Acclamée en héroïne à l’aéroport de Téhéran par la foule, Elnaz Rekabi… a présenté, ce mercredi, ses « excuses au peuple iranien » pour ne pas avoir porté son voile lors du championnat d’Asie d’escalade ce week-end. Un geste qui avait pourtant été interprété comme une preuve de solidarité envers les manifestantes iraniennes. Une volte-face inattendue, soutenue par des « explications techniques » peu plausibles.
Que se passe-t-il exactement pour Elnaz Rekabi ? Certes c’est sous les applaudissements et les hourras que la grimpeuse iranienne qui a défrayé la chronique en participant aux finales du championnats d’Asie sans son voile, dimanche 16 octobre, a été accueillie à Téréran ce mercredi matin au terminal de l’aéroport international Iman Khomeini. Mais son geste, interprété comme un témoignage de solidarité envers les manifestations déclenchées suite à l’arrestation, puis au décès de Mahsa Amini, un mois plus tôt, semble soudain perdre de son impact.
Vêtue d’un blouson noir et d’une casquette de baseball, Elnaz Rekabi s’est en effet adressée aux médias dans ces termes, comme on peut le voir dans une vidéo diffusée par l’agence officielle iranienne. « En raison du climat qui régnait pendant les finales de la compétition et du fait que j’ai été appelée à prendre le départ alors que je ne m’y attendais pas, (…) je n’ai pas fait attention au foulard que j’aurais dû porter » explique la grimpeuse. Un scenario peu plausible, surtout lorsque l’on connaît le déroulement d’une finale internationale. Chaque grimpeuse ayant, au préalable, un ordre de passage précis, déterminé en fonction de son résultat au tour qualificatif précédent. « Je suis rentrée en paix en Iran, en parfaite santé et selon le programme prévu. Je présente mes excuses au peuple iranien pour les tensions créées », a-t-elle ensuite déclaré, ajoutant ne pas avoir « l’intention de dire au revoir à l’équipe nationale”.
Des aveux, forcés ou non, qui font suite à une story Instagram, postée mardi, où Elnaz assurait que la décision de retirer son voile n’était « pas intentionnelle ». À la suite de son geste, jugé comme courageux, plusieurs de ses amis avaient témoigné leur inquiétude, affirmant être incapables de la joindre. Compte tenu des représailles encourues dans le passé à l’encontre d’autres sportifs de haut niveau ayant enfreint les règles de la République islamique, on pouvait craindre le pire pour la jeune grimpeuse.

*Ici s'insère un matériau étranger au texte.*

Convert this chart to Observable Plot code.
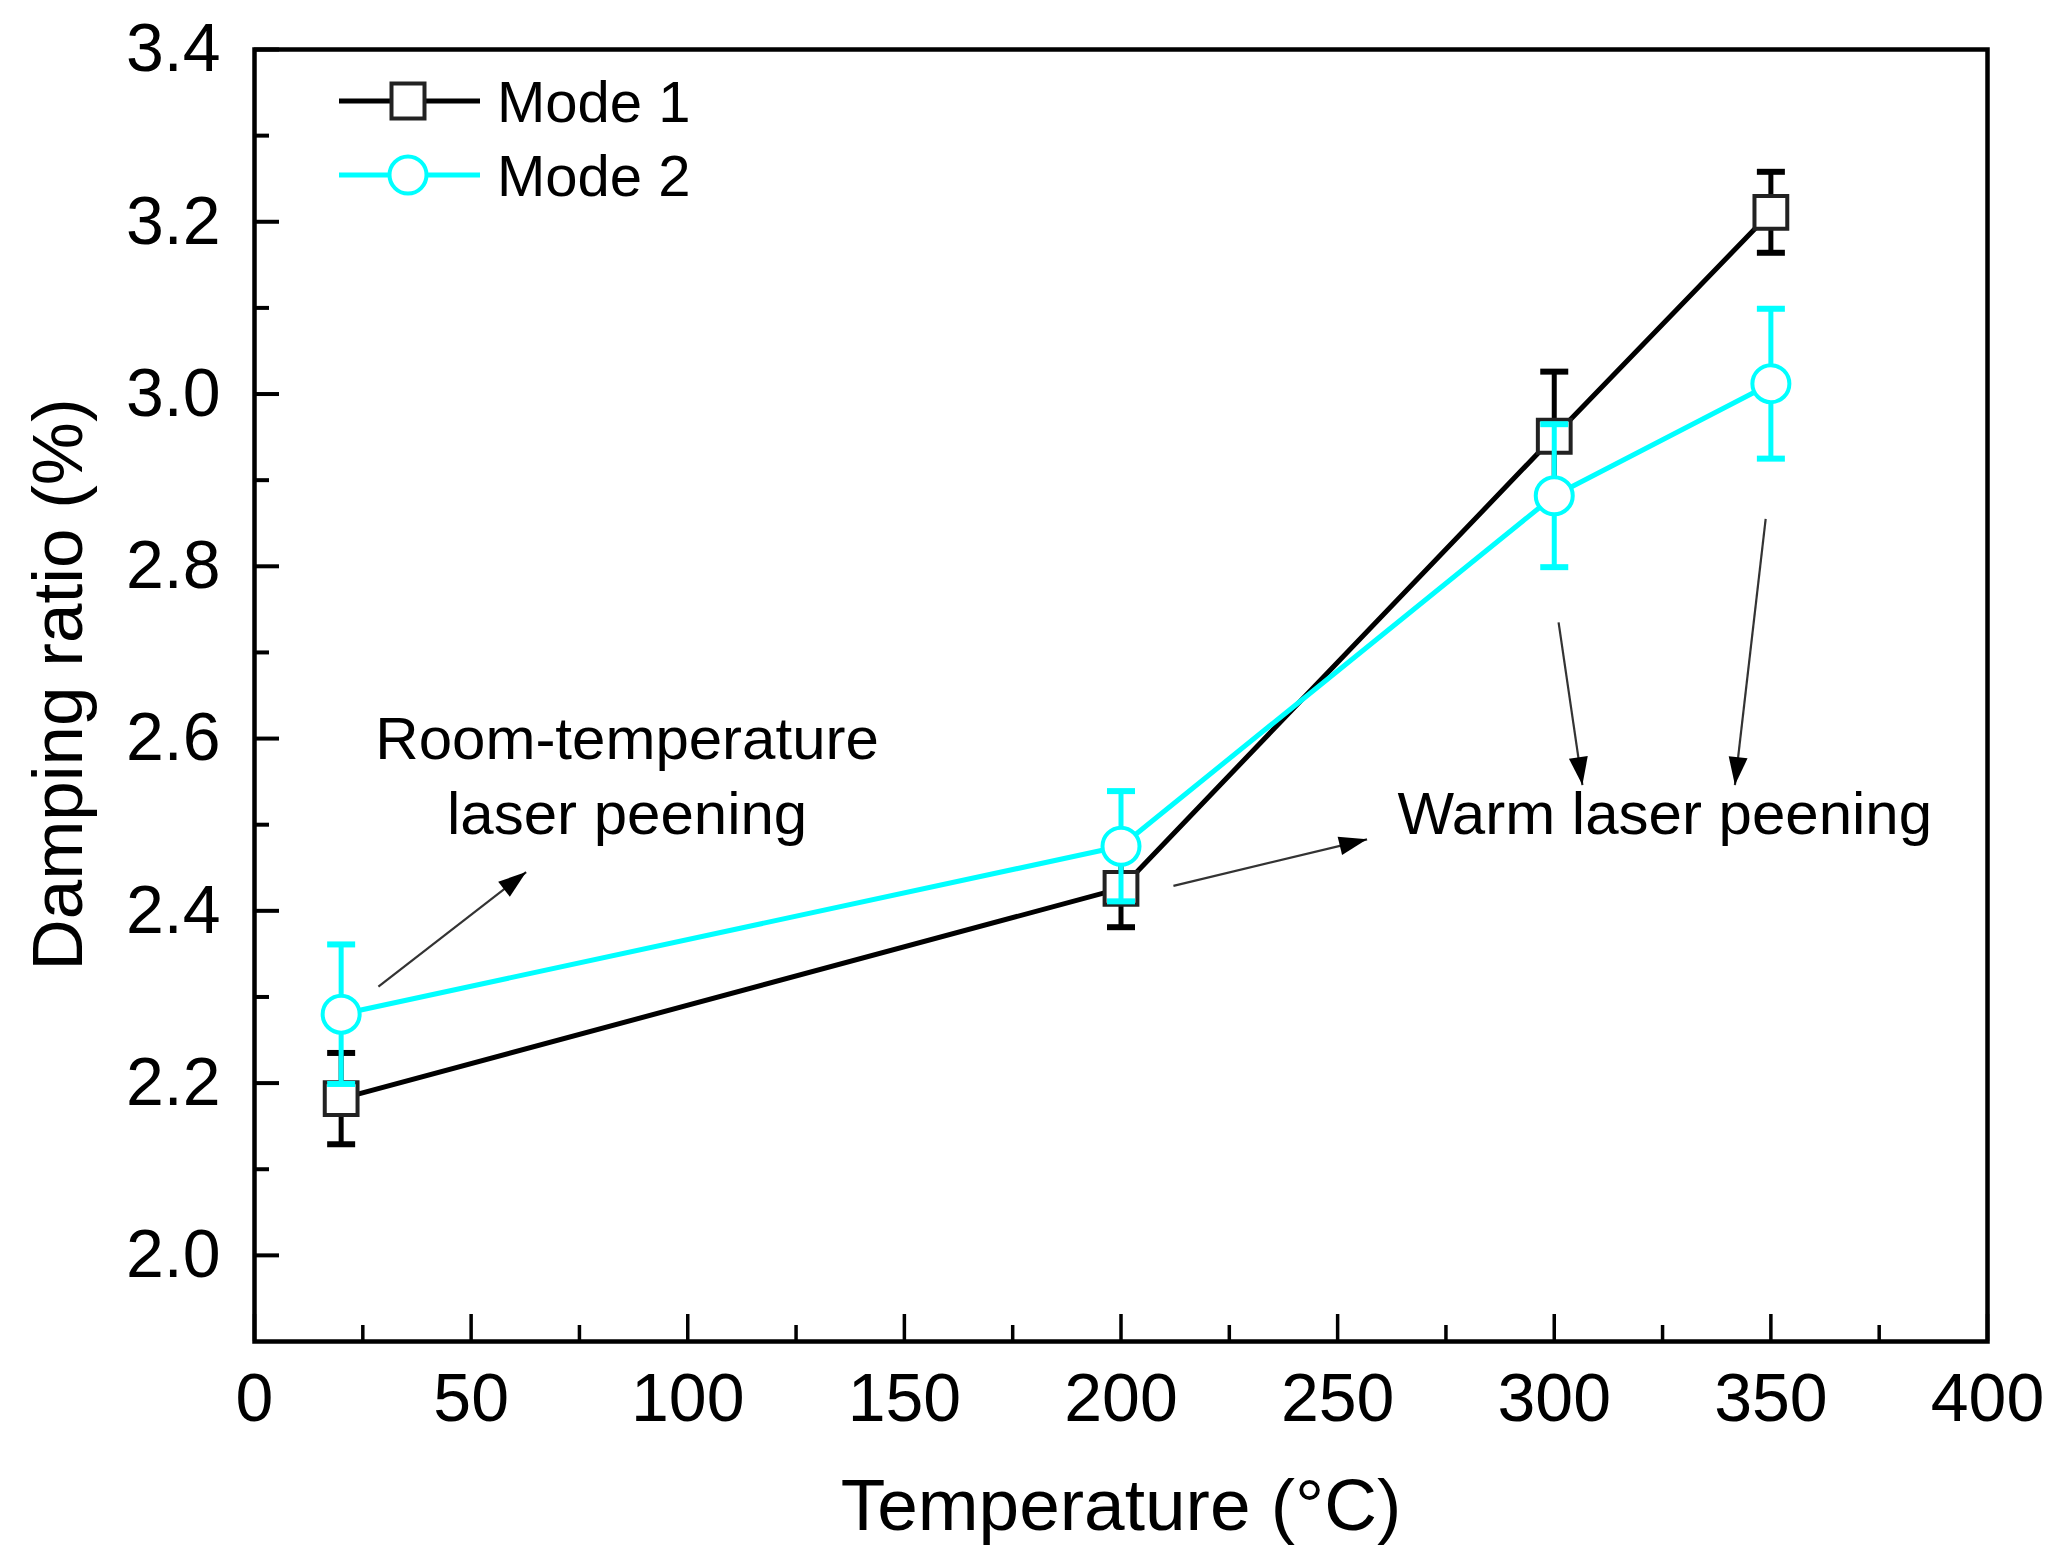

Des informations démenties par l’ambassadrice iranienne à Séoul qui, dans un tweet, avait déclaré, mardi : Elnaz « a quitté Séoul pour l’Iran, tôt le matin du 18 octobre 2022, avec les autres membres de l’équipe » soulignant également « les fake news et la désinformation » concernant l’affaire. « Malheureusement, certaines agences de presse comme la BBC et IranWire diffusent de fausses informations sur son arrestation et celle de son frère » expliquait de son côté à notre rédaction US, un Iranien proche de l’équipe d’escalade, qui a souhaité rester anonyme. « Je viens de parler aux membres de l’équipe qui sont avec elle. Elle va bien. Ils ont juste changé d’hôtel pour fuir tous les journalistes qui s’y trouvaient. Elle est actuellement dans son vol retour avec d’autres personnes. Son frère est également en sécurité chez lui à Zanjan ( dans le nord ouest de l’Iran, ndlr). Il n’est encore rien arrivé à personne et nous espérons qu’elle sera en sécurité à son arrivée en Iran ».
Ce « encore » ne peut que nourrir les inquiétudes, d’autant qu’une autre source anonyme aurait contacté nos confrères américains, affirmant l’inverse : le frère de Rekabi aurait été arrêté dans l’intention d’être utilisé comme moyen de pression pour la ramener chez elle. Ce qui, expliquerait le revirement d’Elnaz Rekabi.